Quiet sun sets new record for spotless days – Evidence of SC-25

Reblogged from Watts Up With That

 

As of November 1st, the current stretch of days without any observable sunspots in solar cycle 24 has reached a total of 228 spotless days in 2019 so far That’s 75% of the year so far. During the 2008 solar minimum, there were 268 days without sunspots, or 73% of the year.

The sun as seen by the Solar Dynamics Observatory on Oct 31 2019

Here’s a tally of spotless days for the last solar cycle:

2019 total: 228 days (75%)
2018 total: 221 days (61%)
2017 total: 104 days (28%)
2016 total: 32 days (9%)
2015 total: 0 days (0%)
2014 total: 1 day (<1%)
2013 total: 0 days (0%)
2012 total: 0 days (0%)
2011 total: 2 days (<1%)
2010 total: 51 days (14%)
2009 total: 260 days (71%)
2008 total: 268 days (73%)
2007 total: 152 days (42%)
2006 total: 70 days (19%)

Meanwhile, a new cycle 25 sunspot was observed today. From Spaceweather.com :

Breaking a string of 28 spotless days, a new sunspot is emerging in the sun’s southern hemisphere–and it’s a member of the next solar cycle. A picture of the sunspot is inset in this magnetic map of the sun’s surface from NASA’s Solar Dynamics Observatory:

How do we know this sunspot belongs to the next solar cycle? Its magnetic polarity tells us so. Southern sunspots from old Solar Cycle 24 have a -/+ polarity. This sunspot is the opposite: +/-. According to Hale’s Law, sunspots switch polarities from one solar cycle to the next. Today’s emerging sunspot is therefore a member of Solar Cycle 25.

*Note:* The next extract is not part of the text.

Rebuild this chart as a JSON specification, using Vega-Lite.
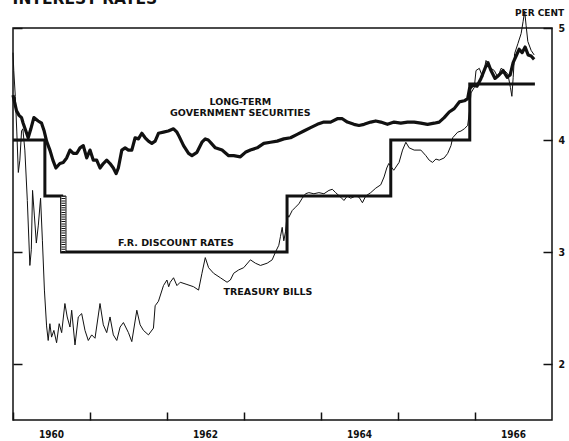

This development does not mean Solar Minimum is finished. On the contrary, low solar activity will probably continue for at least another year as Solar Cycle 24 decays and Solar Cycle 25 slowly sputters to life. If forecasters are correct, Solar Cycle 25 sunspots will eventually dominate the solar disk, bringing a new Solar Maximum as early as 2023.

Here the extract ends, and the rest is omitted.